La pensione per gli invalidi può arrivare prima del previsto. Esistono misure che consentono di accedere alla quiescenza in qualità di invalido in modo molto anticipato. Quando si parla di pensione per invalidi, non si può tralasciare l’Ape sociale o la quota 41 per i precoci.
In entrambe le misure, infatti, rientrano tra i destinatari gli invalidi, purché abbiano almeno il 74% di disabilità certificata. E se l’invalidità è specifica, c’è la pensione di vecchiaia con invalidità pensionabile, che richiede un’invalidità all’80%.
In quest’ultimo caso, le uscite ammesse sono a 56 anni per le donne e 61 anni per gli uomini, con almeno 20 anni di versamenti. Per la quota 41, invece, non ci sono limiti anagrafici.
Per l’Ape sociale, serve avere almeno 63,5 anni di età e almeno 30 anni di versamenti.
Ma oggi analizziamo come fare ad accedere a una pensione con l’assegno ordinario di invalidità nel 2025, una misura senza limiti di età, per la quale bastano solo 5 anni di versamenti.
Invalidità e pensione: senza limiti di età bastano 5 anni di contributi, ecco come funziona l’assegno ordinario
Chi esce dal lavoro con la quota 41 per i precoci, come si evince dal nome, deve arrivare ad almeno 41 anni di versamenti. E deve averne 35 effettivi e almeno 1 anno di contributi versati prima dei 19 anni di età. L’invalidità richiesta è almeno 74%, lo stesso grado necessario per l’Ape sociale, per la quale, come detto, servono 63,5 anni di età e 30 anni di contributi.
Chi lascia il lavoro con l’Ape sociale non può svolgere prestazioni lavorative, salvo il lavoro autonomo occasionale entro 5.000 euro di reddito annuo.
Non deve lavorare neanche chi va in pensione con invalidità specifica: infatti, la riduzione della capacità lavorativa, pari almeno all’80%, non deve essere generica (come per gli invalidi civili), ma specifica per le mansioni svolte e per la tipologia di lavoro.
Con l’assegno ordinario di invalidità, invece, non ci sono vincoli: infatti, si può anche proseguire a lavorare dopo aver iniziato a percepire il trattamento.
Ecco i beneficiari dell’assegno ordinario di invalidità
Per ottenere l’assegno ordinario di invalidità civile, occorre il certificato del medico di famiglia (detto certificato introduttivo), che il medico di base trasmette in versione digitale.
Con tale certificato e la relativa ricevuta di trasmissione, l’interessato si reca al Patronato per presentare la domanda di invalidità civile all’INPS. Dopo la domanda, l’interessato viene convocato dalla Commissione Medica Invalidi Civili per la visita.
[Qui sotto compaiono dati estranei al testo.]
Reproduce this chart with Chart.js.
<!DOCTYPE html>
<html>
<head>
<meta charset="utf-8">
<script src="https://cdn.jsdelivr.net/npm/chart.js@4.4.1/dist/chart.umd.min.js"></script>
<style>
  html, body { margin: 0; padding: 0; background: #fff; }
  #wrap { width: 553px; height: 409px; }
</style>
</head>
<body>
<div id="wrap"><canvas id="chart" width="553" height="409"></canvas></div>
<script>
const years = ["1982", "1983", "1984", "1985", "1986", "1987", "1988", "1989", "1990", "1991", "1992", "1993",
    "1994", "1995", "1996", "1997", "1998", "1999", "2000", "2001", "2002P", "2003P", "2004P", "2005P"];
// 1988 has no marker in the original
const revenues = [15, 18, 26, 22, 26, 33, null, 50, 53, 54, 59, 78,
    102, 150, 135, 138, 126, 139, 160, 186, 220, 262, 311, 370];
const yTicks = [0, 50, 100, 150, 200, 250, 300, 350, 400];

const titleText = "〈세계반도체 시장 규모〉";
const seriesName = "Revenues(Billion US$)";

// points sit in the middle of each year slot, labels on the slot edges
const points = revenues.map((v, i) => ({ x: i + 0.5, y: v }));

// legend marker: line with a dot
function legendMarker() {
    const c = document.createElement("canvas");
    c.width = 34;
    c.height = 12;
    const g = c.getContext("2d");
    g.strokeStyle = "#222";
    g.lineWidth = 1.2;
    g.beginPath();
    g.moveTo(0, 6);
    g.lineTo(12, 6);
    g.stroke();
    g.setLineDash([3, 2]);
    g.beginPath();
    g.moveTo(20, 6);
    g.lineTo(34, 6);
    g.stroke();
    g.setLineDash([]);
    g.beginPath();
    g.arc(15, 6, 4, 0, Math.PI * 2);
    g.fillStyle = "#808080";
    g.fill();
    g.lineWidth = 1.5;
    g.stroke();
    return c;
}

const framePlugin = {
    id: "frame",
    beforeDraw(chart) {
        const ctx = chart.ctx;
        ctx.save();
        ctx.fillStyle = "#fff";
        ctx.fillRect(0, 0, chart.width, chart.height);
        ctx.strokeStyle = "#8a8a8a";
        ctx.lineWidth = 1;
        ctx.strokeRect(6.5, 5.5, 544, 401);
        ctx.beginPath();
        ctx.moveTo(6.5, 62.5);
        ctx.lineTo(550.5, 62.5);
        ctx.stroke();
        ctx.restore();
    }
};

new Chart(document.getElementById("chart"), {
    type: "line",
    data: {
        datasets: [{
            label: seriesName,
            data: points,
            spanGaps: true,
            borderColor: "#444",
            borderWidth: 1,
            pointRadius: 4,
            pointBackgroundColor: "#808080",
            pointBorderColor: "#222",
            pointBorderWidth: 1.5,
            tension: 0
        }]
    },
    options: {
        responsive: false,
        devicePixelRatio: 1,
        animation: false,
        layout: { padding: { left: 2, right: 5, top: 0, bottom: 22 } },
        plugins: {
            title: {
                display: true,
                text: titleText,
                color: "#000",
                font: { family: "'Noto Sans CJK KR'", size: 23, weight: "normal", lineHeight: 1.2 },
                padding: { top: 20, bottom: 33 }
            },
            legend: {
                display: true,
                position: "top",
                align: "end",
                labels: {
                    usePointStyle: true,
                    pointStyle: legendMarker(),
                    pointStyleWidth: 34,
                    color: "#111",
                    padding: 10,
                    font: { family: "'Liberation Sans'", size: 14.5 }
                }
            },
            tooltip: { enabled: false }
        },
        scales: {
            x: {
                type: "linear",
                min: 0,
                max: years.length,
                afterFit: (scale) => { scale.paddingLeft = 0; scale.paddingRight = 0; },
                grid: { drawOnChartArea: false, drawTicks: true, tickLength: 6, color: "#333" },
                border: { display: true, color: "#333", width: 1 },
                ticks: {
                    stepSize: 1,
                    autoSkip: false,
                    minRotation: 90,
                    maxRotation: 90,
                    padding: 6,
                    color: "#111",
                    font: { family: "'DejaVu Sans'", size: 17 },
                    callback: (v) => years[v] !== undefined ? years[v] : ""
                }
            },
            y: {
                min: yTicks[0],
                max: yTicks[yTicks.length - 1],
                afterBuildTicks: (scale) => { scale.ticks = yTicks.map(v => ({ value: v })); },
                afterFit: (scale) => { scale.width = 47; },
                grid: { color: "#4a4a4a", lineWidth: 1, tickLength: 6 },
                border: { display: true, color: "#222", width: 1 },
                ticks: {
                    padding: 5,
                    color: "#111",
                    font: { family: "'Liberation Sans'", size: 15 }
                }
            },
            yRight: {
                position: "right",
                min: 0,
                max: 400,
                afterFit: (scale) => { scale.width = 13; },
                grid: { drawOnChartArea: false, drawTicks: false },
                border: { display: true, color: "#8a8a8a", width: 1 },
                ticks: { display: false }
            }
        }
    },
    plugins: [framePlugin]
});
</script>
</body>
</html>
Se riconosciuto disabile in misura non inferiore al 67%, si può richiedere l’assegno ordinario, che prevede un limite minimo di contributi versati.
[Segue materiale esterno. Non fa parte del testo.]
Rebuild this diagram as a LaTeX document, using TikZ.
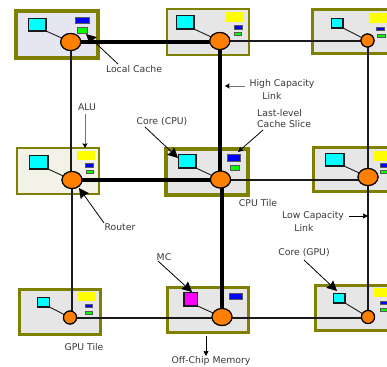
\documentclass[tikz,border=0pt]{standalone}
\usepackage{fontspec}
\setmainfont{DejaVu Sans}
\usetikzlibrary{arrows.meta,shapes.geometric}
\definecolor{olivec}{HTML}{808000}
\definecolor{tilegray}{HTML}{E6E6E6}
\definecolor{tilelav}{HTML}{E6E6F2}
\definecolor{tilecream}{HTML}{F2F2E6}
\definecolor{routerc}{HTML}{FF8000}
\definecolor{inkc}{HTML}{1A1A1A}
\definecolor{cyanc}{HTML}{00FFFF}
\definecolor{magc}{HTML}{FF00FF}
\definecolor{bluec}{HTML}{0000FF}
\definecolor{greenc}{HTML}{00FF00}
\definecolor{yellowc}{HTML}{FFFF00}
\newcommand{\rbox}[6]{%
  \pgfmathsetmacro{\rw}{#5-#3}\pgfmathsetmacro{\rh}{#6-#4}%
  \pgfmathsetmacro{\rcx}{(#3+#5)/2}\pgfmathsetmacro{\rcy}{(#4+#6)/2}%
  \node[#2,minimum width=\rw pt,minimum height=\rh pt] (#1) at (\rcx,\rcy) {};}
\tikzset{
  x=1pt,y=-1pt,
  base/.style={inner sep=0pt,outer sep=0pt,rectangle},
  tilethin/.style={base,draw=olivec,line width=2.2pt,fill=tilegray},
  tilethick/.style={base,draw=olivec,line width=4.2pt,fill=tilegray},
  corebox/.style={base,draw=inkc,line width=1.2pt,fill=cyanc},
  mcbox/.style={base,draw=inkc,line width=1.2pt,fill=magc},
  bluebox/.style={base,draw=black!65,line width=0.9pt,fill=bluec},
  greenbox/.style={base,draw=black!65,line width=0.9pt,fill=greenc},
  yellowbox/.style={base,fill=yellowc},
  router/.style={ellipse,inner sep=0pt,outer sep=0pt,draw=black,line width=1.1pt,fill=routerc},
  routerbig/.style={router,minimum width=20pt,minimum height=17pt},
  routersmall/.style={router,minimum width=13pt,minimum height=13pt},
  hi/.style={line width=3.8pt,draw=black},
  lo/.style={line width=2pt,draw=inkc},
  spoke/.style={line width=0.9pt,draw=inkc},
  lab/.style={font=\fontsize{9.3}{11}\selectfont,text=black!78,inner sep=0pt},
  bigarrow/.style={draw=black,line width=0.8pt,-{Stealth[length=10pt,width=10pt,inset=1pt]}},
  smallarrow/.style={draw=black,line width=0.8pt,-{Stealth[length=5pt,width=5pt,inset=0.5pt]}},
  grayarrow/.style={draw=black!55,line width=0.9pt,-{Stealth[length=4.5pt,width=5pt,color=black,inset=0.5pt]}},
}
\begin{document}
\begin{tikzpicture}
\useasboundingbox (0,0) rectangle (387,366);
\clip (0,0) rectangle (387,366);
% tiles
\rbox{t00}{tilethick,fill=tilelav}{16}{11}{98}{58}
\rbox{t01}{tilethin}{167}{9}{249}{55}
\rbox{t02}{tilethin,line width=2.6pt}{312.3}{9.3}{400}{53.7}
\rbox{t10}{tilethin,fill=tilecream}{17}{148}{99}{194}
\rbox{t11}{tilethick}{166}{149}{248}{195}
\rbox{t12}{tilethin,line width=2.6pt}{313.3}{147.3}{400}{191.7}
\rbox{t20}{tilethin,line width=2.6pt}{19.3}{289.3}{100.7}{334.7}
\rbox{t21}{tilethin,line width=2.6pt}{167.3}{287.3}{248.7}{332.7}
\rbox{t22}{tilethin,line width=2.6pt}{315.3}{285.3}{400}{330.7}
% yellow
\rbox{y01}{yellowbox}{226}{12}{244}{22}
\rbox{y02}{yellowbox}{370}{13}{388}{23}
\rbox{y10}{yellowbox}{77}{151}{95}{160}
\rbox{y12}{yellowbox}{373}{151}{388}{161}
\rbox{y20}{yellowbox}{78}{292}{95}{301}
\rbox{y22}{yellowbox}{374}{288}{388}{297}
% blue
\rbox{b00}{bluebox}{75.5}{17.5}{89.5}{23.5}
\rbox{b01}{bluebox}{234}{25.5}{242}{29}
\rbox{b02}{bluebox}{376.5}{27.5}{384.5}{30.5}
\rbox{b10}{bluebox}{85.5}{163.5}{93}{167}
\rbox{b11}{bluebox}{227.5}{154.5}{240.5}{161}
\rbox{b12}{bluebox}{380}{163.5}{388}{167}
\rbox{b20}{bluebox}{85.5}{304.5}{92.5}{307.5}
\rbox{b21}{bluebox}{229.5}{293.5}{242.5}{299.5}
\rbox{b22}{bluebox}{380.5}{301.5}{388}{304.5}
% green
\rbox{g00}{greenbox}{77.5}{27.5}{87}{33}
\rbox{g01}{greenbox}{234}{32.5}{241.5}{35.5}
\rbox{g02}{greenbox}{377.5}{34}{385.5}{37}
\rbox{g10}{greenbox}{86.5}{170.5}{93.5}{173.5}
\rbox{g11}{greenbox}{230}{165}{239.5}{170}
\rbox{g12}{greenbox}{380.5}{170.5}{388}{173.5}
\rbox{g20}{greenbox}{85.5}{311}{92.5}{314}
\rbox{g22}{greenbox}{380}{308.5}{388}{311.5}
% cores
\rbox{c00}{corebox}{28.5}{18.5}{46}{31}
\rbox{c01}{corebox}{176.5}{15.5}{194}{29}
\rbox{c02}{corebox}{331.5}{18.5}{343}{28}
\rbox{c10}{corebox}{29.5}{155.5}{48}{169}
\rbox{c11}{corebox}{178.5}{154.5}{196}{168}
\rbox{c12}{corebox}{325.5}{153.5}{344}{166}
\rbox{c20}{corebox}{37.5}{297.5}{49.5}{307}
\rbox{c21}{mcbox}{184}{292.5}{197.5}{306}
\rbox{c22}{corebox}{333.5}{293.5}{345}{303}
% links
\node[routerbig] (r00) at (70.7,42) {};
\node[routerbig] (r01) at (219.8,41) {};
\node[routersmall] (r02) at (367.5,40.5) {};
\node[routerbig] (r10) at (72,180) {};
\node[routerbig] (r11) at (220.5,179.5) {};
\node[routerbig] (r12) at (368,177) {};
\node[routersmall] (r20) at (70,317.5) {};
\node[routerbig] (r21) at (222,317) {};
\node[routersmall] (r22) at (368,317) {};
\draw[hi] (r00) -- (r00 -| r01);
\draw[hi] (r10) -- (r10 -| r11);
\draw[hi] (r01) -- (r01 |- r11);
\draw[hi] (r21 |- r11) -- (r21);
\draw[lo] (r01) -- (r01 -| r02);
\draw[lo] (r10 -| r11) -- (r10 -| r12);
\draw[lo] (r20) -- (r20 -| r21);
\draw[lo] (r20 -| r21) -- (r20 -| r22);
\draw[lo] (r00) -- (r00 |- r10);
\draw[lo] (r10) -- (r10 |- r20);
\draw[lo] (r02) -- (r02 |- r12);
\draw[lo] (r12) -- (r12 |- r22);
% spokes
\foreach \c/\r in {c00/r00,c01/r01,c02/r02,c10/r10,c11/r11,c12/r12,c20/r20,c21/r21,c22/r22}
  \draw[spoke] (\c.south east) -- (\r);
% routers on top
\node[routerbig] at (r00) {};
\node[routerbig] at (r01) {};
\node[routersmall] at (r02) {};
\node[routerbig] at (r10) {};
\node[routerbig] at (r11) {};
\node[routerbig] at (r12) {};
\node[routersmall] at (r20) {};
\node[routerbig] at (r21) {};
\node[routersmall] at (r22) {};
% labels
\node[lab] (llc) at (134,69) {Local Cache};
\node[lab] (lalu) at (87,107) {ALU};
\node[lab] (lcpu) at (162,122) {Core (CPU)};
\node[lab] (lrt) at (120,227) {Router};
\node[lab] (lhc1) at (282,84) {High Capacity};
\node[lab] (lhc2) at (272,96) {Link};
\node[lab,anchor=west] (lls1) at (257,113) {Last-level};
\node[lab,anchor=west] (lls2) at (257,124) {Cache Slice};
\node[lab] (lct) at (258,203) {CPU Tile};
\node[lab] (llo1) at (313,216) {Low Capacity};
\node[lab] (llo2) at (304,228) {Link};
\node[lab] (lgc) at (304,253) {Core (GPU)};
\node[lab] (lmc) at (164,257) {MC};
\node[lab] (lgt) at (84,347) {GPU Tile};
\node[lab] (lom) at (211,361) {Off-Chip Memory};
% arrows
\coordinate (alc) at (86,34);
\coordinate (aalu) at (85,148);
\coordinate (acpu) at (178,158);
\coordinate (art) at (79,188);
\coordinate (ahc) at (225,86);
\coordinate (als) at (238,152);
\coordinate (alo) at (368,216);
\coordinate (agc) at (337,291);
\coordinate (amc) at (192,292);
\coordinate (aom) at (206,356);
\coordinate (somb) at (206,336);
\draw[bigarrow] (118,64) -- (alc);
\draw[grayarrow] (85,114) -- (aalu);
\draw[bigarrow] (145,127) -- (acpu);
\draw[bigarrow] (104,223) -- (art);
\draw[grayarrow] (245,86) -- (ahc);
\draw[smallarrow] (263,130) -- (als);
\draw[smallarrow] (349,216) -- (alo);
\draw[bigarrow] (304,260) -- (agc);
\draw[bigarrow] (158,261) -- (amc);
\draw[smallarrow] (somb) -- (aom);
\end{tikzpicture}
\end{document}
Bastano 5 anni di versamenti, ma almeno 3 di essi devono essere stati versati negli ultimi 5 anni precedenti la domanda di pensione.
Importi, regole e cosa bisogna sapere delle pensioni per gli invalidi
Ricapitolando: con una riduzione della capacità lavorativa di almeno due terzi (quindi 67% di invalidità civile), si può percepire l’assegno ordinario di invalidità. In attesa che l’INPS pubblichi la consueta circolare con i nuovi importi annuali, nel 2024 l’assegno ordinario è stato di 333,33 euro al mese. La prestazione non si applica ai lavoratori dipendenti del settore pubblico, ma è destinata solo ai lavoratori del settore privato e ai lavoratori autonomi.
La misura è temporanea e soggetta a revisione periodica. Una volta concessa, dura 3 anni. Prima della scadenza, l’interessato è convocato a visita di revisione e deve necessariamente presentarsi per non perdere la prestazione. Se permangono le condizioni che danno diritto al beneficio, la misura viene rinnovata per altri 3 anni, e così via.
Dopo tre rinnovi triennali, se l’invalido conserva i requisiti, la misura diviene definitiva. Ma lo è solo fino al 67° anno di età. Dopodiché, l’assegno ordinario decade e si trasforma in pensione di vecchiaia, a condizione che l’invalido abbia raggiunto il requisito minimo di 20 anni di contributi.
Se non risultano 20 anni di versamenti, l’assegno ordinario di invalidità diventa assegno sociale, la misura che spetta a 67 anni a quanti non hanno diritto a una pensione e rientrano nei limiti di reddito previsti.